There comes a time when all dairying couples, no matter how dedicated, must exit the business.
For John and Susanna Cayer, the time came about two years ago when they began planning for a life after farming. John's diverticulitis and a tailbone injury made it physically impossible to go on.
Aware - as were all dairy farmers at the time - that DFO had implemented a 15-per-cent transfer assessment on quota sales, they went ahead and sold on the quota exchange. The dollar value of the 15 per cent assessment levied on them was $114,492, a big chunk of retirement funds to give up.
The Cayers had also heard - as had all other dairymen and women - that DFO would consider medical and other compassionate exemptions to the transfer rule. The Cayers applied and were turned down cold and flat. John's ailments were typical job hazards not worthy of special consideration, DFO determined.
Wrong move DFO, ruled the Agriculture, Food and Rural Affairs Tribunal, to which the couple appealed. As detailed elsewhere in this issue, the tribunal ruled the Cayer case "cries out for compassion".
Vice-chair Gene Trotnam gave the marketing board 30 days to refund the amount by which the Cayers were shortchanged under the arbitrary transfer assessment.
The Cayers were the first to go before the tribunal and win on this issue ... and they won't be the last. Many other exiting farmers will be lining up to take similar action, says Don Good, the Ottawa agricultural affairs lawyer who represented the Chesterville area couple.
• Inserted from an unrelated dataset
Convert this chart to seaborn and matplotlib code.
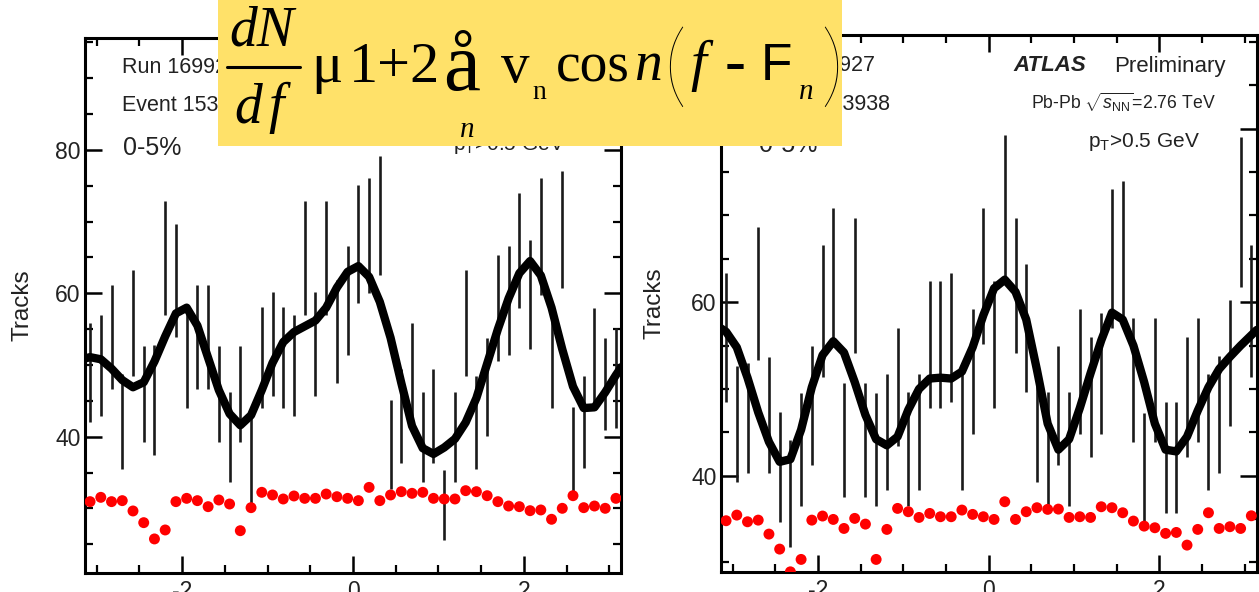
import numpy as np
import pandas as pd
import matplotlib
matplotlib.use("Agg")
import matplotlib.pyplot as plt
import seaborn as sns
from matplotlib.patches import Rectangle
from matplotlib.lines import Line2D
from matplotlib.ticker import MultipleLocator

sns.set_theme(style="ticks")
plt.rcParams['font.family'] = ['Liberation Sans', 'DejaVu Sans']
plt.rcParams['mathtext.fontset'] = 'custom'
plt.rcParams['mathtext.rm'] = 'Liberation Sans'
plt.rcParams['mathtext.it'] = 'Liberation Sans:italic'

# ---------------- data ----------------
N_BINS = 50
bin_phi = [-np.pi + (i + 0.5) * 2 * np.pi / N_BINS for i in range(N_BINS)]
curve_phi = [-np.pi] + bin_phi + [np.pi]

left_hi = [55.9, 57.0, 61.1, 48.8, 63.3, 52.6, 52.8, 72.9, 69.7, 57.9,
           61.1, 61.1, 52.6, 46.2, 52.6, 43.7, 58.1, 60.2, 58.1, 57.0,
           72.9, 60.2, 72.9, 61.8, 66.6, 75.1, 76.1, 79.2, 45.1, 49.5,
           55.9, 46.2, 49.5, 35.4, 46.2, 63.3, 48.5, 53.7, 65.4, 66.6,
           74.0, 67.5, 76.1, 57.9, 77.1, 44.2, 48.4, 58.0, 53.7, 55.1]
left_lo = [42.0, 42.9, 46.7, 35.5, 48.5, 39.2, 37.5, 57.0, 53.9, 44.0,
           46.7, 46.6, 39.2, 33.7, 39.2, 30.7, 44.0, 45.7, 44.0, 42.9,
           57.0, 45.7, 57.0, 47.5, 51.4, 58.7, 60.0, 62.5, 32.7, 36.4,
           41.9, 33.7, 36.4, 25.6, 33.7, 48.5, 35.5, 40.1, 50.5, 51.4,
           57.9, 52.2, 59.7, 44.0, 60.8, 31.9, 35.6, 44.2, 41.0, 41.2]
left_red = [30.95, 31.55, 30.95, 31.09, 29.65, 28.02, 25.75, 27.0, 30.95, 31.41,
            31.09, 30.25, 31.18, 30.62, 26.9, 30.11, 32.25, 31.88, 31.32, 31.74,
            31.41, 31.41, 32.01, 31.64, 31.41, 31.09, 32.94, 31.09, 31.88, 32.34,
            32.11, 32.25, 31.41, 31.32, 31.32, 32.48, 32.34, 31.78, 30.95, 30.34,
            30.25, 29.69, 29.79, 28.49, 30.02, 31.78, 30.11, 30.34, 30.02, 31.41]
left_curve = [50.9,
              51.1, 50.8, 49.5, 47.9, 46.9, 47.6, 50.5, 54.0, 57.2, 58.0,
              55.5, 51.0, 46.5, 43.2, 41.6, 43.0, 46.5, 50.3, 53.2, 54.6,
              55.4, 56.2, 58.0, 60.8, 63.0, 63.8, 62.3, 58.8, 53.8, 47.5,
              41.5, 38.4, 37.6, 38.5, 39.7, 42.0, 45.4, 50.2, 55.0, 59.3,
              62.8, 64.5, 62.5, 58.0, 52.2, 47.0, 44.0, 44.1, 46.2, 48.6,
              49.7]

right_hi = [63.4, 52.7, 53.0, 68.7, 53.7, 47.4, 44.1, 49.5, 54.9, 66.6,
            70.9, 50.7, 69.7, 50.7, 49.5, 51.7, 57.0, 49.6, 51.7, 62.4,
            62.4, 63.4, 52.2, 59.2, 70.9, 62.4, 79.3, 69.7, 64.4, 53.0,
            49.6, 54.9, 49.6, 59.2, 56.0, 58.7, 73.0, 74.0, 58.2, 47.2,
            58.2, 48.5, 48.5, 56.0, 58.2, 51.7, 53.8, 60.3, 79.1, 66.6]
right_lo = [48.5, 39.3, 40.3, 53.3, 40.3, 34.7, 31.8, 36.5, 41.2, 51.4,
            55.7, 37.6, 54.2, 37.6, 36.5, 38.4, 43.4, 36.5, 38.4, 47.8,
            47.8, 48.5, 38.4, 44.8, 55.2, 47.8, 62.2, 54.2, 49.6, 39.3,
            36.5, 41.2, 36.5, 44.8, 42.2, 44.8, 57.0, 58.2, 43.9, 34.6,
            43.9, 35.7, 35.7, 42.2, 43.9, 38.4, 40.3, 45.7, 61.8, 51.4]
right_red = [34.81, 35.46, 34.69, 34.88, 33.27, 31.54, 28.92, 30.35, 34.88, 35.35,
             34.96, 33.92, 35.08, 34.42, 30.35, 33.81, 36.23, 35.85, 35.19, 35.65,
             35.27, 35.27, 36.04, 35.54, 35.27, 34.96, 37.0, 34.96, 35.85, 36.31,
             36.12, 36.15, 35.19, 35.27, 35.19, 36.42, 36.31, 35.73, 34.77, 34.19,
             34.0, 33.35, 33.46, 32.0, 33.81, 35.73, 33.92, 34.12, 33.92, 35.38]
right_curve = [57.0,
               56.6, 54.8, 51.3, 47.3, 43.9, 41.6, 41.9, 45.3, 50.2, 53.9,
               55.5, 54.2, 50.8, 47.0, 44.2, 43.5, 44.5, 47.6, 50.0, 51.2,
               51.3, 51.2, 52.0, 54.8, 58.5, 61.6, 62.6, 61.2, 58.0, 52.2,
               46.0, 43.0, 44.2, 47.8, 51.8, 55.6, 58.8, 58.0, 55.0, 50.8,
               46.0, 43.0, 42.8, 44.5, 47.5, 50.2, 52.3, 53.7, 55.0, 56.2,
               56.8]

x_ticks = [-2, 0, 2]
x_tick_labels = ["-2", "0", "2"]
y_ticks = [40, 60, 80]
y_tick_labels = ["40", "60", "80"]

# ---------------- figure ----------------
W, H = 1259, 592
fig = plt.figure(figsize=(W / 100, H / 100), dpi=100)
fig.patch.set_facecolor("white")

def px_axes(x0, x1, ytop, ybot):
    return fig.add_axes([x0 / W, (H - ybot) / H, (x1 - x0) / W, (ybot - ytop) / H])

ax1 = px_axes(84.7, 621.3, 38, 573)
ax2 = px_axes(720.7, 1256.7, 35, 572)

TXT = "#222222"

def panel(ax, hi, lo, red, curve, ylim, lab_x):
    dfb = pd.DataFrame({"phi": bin_phi, "hi": hi, "lo": lo, "red": red})
    dfc = pd.DataFrame({"phi": curve_phi, "fit": curve})
    ax.vlines(dfb["phi"], dfb["lo"], dfb["hi"], color="#1a1a1a", lw=1.9, zorder=2)
    sns.lineplot(data=dfc, x="phi", y="fit", ax=ax, color="black", lw=6.0,
                 zorder=3, sort=False)
    sns.scatterplot(data=dfb, x="phi", y="red", ax=ax, color="#ff0000", s=62,
                    edgecolor="none", zorder=4)
    ax.set_xlim(-np.pi, np.pi)
    ax.set_ylim(*ylim)
    ax.set_xticks(x_ticks)
    ax.set_xticklabels(x_tick_labels)
    ax.set_yticks(y_ticks)
    ax.set_yticklabels(y_tick_labels)
    ax.xaxis.set_minor_locator(MultipleLocator(0.5))
    ax.yaxis.set_minor_locator(MultipleLocator(5))
    ax.tick_params(which="both", direction="in", top=True, right=True,
                   color="black", labelcolor=TXT, labelsize=16.5)
    ax.tick_params(which="major", length=12, width=1.8)
    ax.tick_params(which="minor", length=6, width=1.6)
    ax.tick_params(axis="y", pad=3)
    ax.tick_params(axis="x", pad=5)
    for s in ax.spines.values():
        s.set_linewidth(2.2)
        s.set_color("black")
        s.set_visible(True)
    ax.set_xlabel("")
    ax.set_ylabel("Tracks", fontsize=17.5, color=TXT)
    ax.yaxis.set_label_coords(lab_x, 0.5)
    ax.set_facecolor("white")

panel(ax1, left_hi, left_lo, left_red, left_curve, (21.0, 95.6), -0.095)
panel(ax2, right_hi, right_lo, right_red, right_curve, (28.9, 90.8), -0.103)

def ftext(x, y, s, **kw):
    kw.setdefault("ha", "left")
    kw.setdefault("va", "baseline")
    return fig.text(x / W, 1 - y / H, s, **kw)

# panel annotations (left)
ftext(122.5, 73, "Run 169927", fontsize=15.5, color=TXT, zorder=3)
ftext(122.5, 111, "Event 153938", fontsize=15.5, color=TXT, zorder=3)
ftext(122.5, 155, "0-5%", fontsize=18, color=TXT, zorder=3)
ftext(452.6, 150, r"p$_\mathrm{T}$>0.5 GeV", fontsize=15, color=TXT, zorder=3)

# panel annotations (right)
ftext(758.5, 71, "Run 169927", fontsize=15.5, color=TXT, zorder=3)
ftext(758.5, 110, "Event 153938", fontsize=15.5, color=TXT, zorder=3)
ftext(758.5, 152, "0-5%", fontsize=18, color=TXT, zorder=3)
ftext(1013, 71, "ATLAS", fontsize=16, color=TXT, zorder=3, fontweight="bold", fontstyle="italic")
ftext(1114, 71.7, "Preliminary", fontsize=16, color=TXT, zorder=3)
ftext(1031, 109, r"Pb-Pb $\sqrt{s_{\mathrm{NN}}}$=2.76 TeV", fontsize=12.7, color=TXT, zorder=3)
ftext(1088.5, 146.7, r"p$_\mathrm{T}$>0.5 GeV", fontsize=15, color=TXT, zorder=3)

# ---------------- yellow formula box ----------------
fig.patches.append(Rectangle((218 / W, 1 - 146 / H), 624 / W, 146 / H,
                             transform=fig.transFigure, facecolor="#FFE169",
                             edgecolor="none", zorder=10))
SERIF = ["Liberation Serif", "DejaVu Serif"]
SANS = ["Liberation Sans", "DejaVu Sans"]
THIN = ["Lato", "Liberation Serif", "DejaVu Sans"]
fk = dict(color="black", zorder=11, family=SERIF)
ftext(229, 45, "dN", fontsize=40, fontstyle="italic", **fk)
fig.lines.append(Line2D([227 / W, 300 / W], [1 - 67 / H, 1 - 67 / H],
                        transform=fig.transFigure, color="black", lw=2.2, zorder=11))
ftext(234, 122, "d", fontsize=40, fontstyle="italic", **fk)
ftext(268, 122, "f", fontsize=40, fontstyle="italic", **fk)
ftext(311, 82, "\u03bc", fontsize=42, **fk)
ftext(349, 82, "1+2", fontsize=42, **fk)
ftext(443, 90, "\u00e5", fontsize=60, **fk)
ftext(460, 137, "n", fontsize=21, fontstyle="italic", **fk)
ftext(501, 82, "v", fontsize=41, **fk)
ftext(532, 99, "n", fontsize=20, **fk)
ftext(556, 82, "cos", fontsize=40, **fk)
ftext(634, 80, "n", fontsize=40, fontstyle="italic", **fk)
ftext(663, 96, "(", fontsize=66, fontweight=200, color="black", zorder=11, family=THIN)
ftext(690, 80, "f", fontsize=41, fontstyle="italic", **fk)
ftext(725, 82, "-", fontsize=45, **fk)
ftext(761, 80, "F", fontsize=37, color="black", zorder=11, family=SANS)
ftext(799, 99, "n", fontsize=21, fontstyle="italic", **fk)
ftext(820, 96, ")", fontsize=66, fontweight=200, color="black", zorder=11, family=THIN)

fig.savefig("out.png", dpi=100, facecolor="white")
Good has another case moving forward and he says, at the time of the Cayer hearing, at least 40 other requests for compassion had been rejected by DFO.
Whatever DFO hoped to accomplish through the transfer assessment - and the motive remains unclear - it's running into difficulty trying to do it on the backs of exiting dairy farmers.
So let the ones genuinely being forced out by conditions they can't control go in peace, their reward for a job well done fully intact.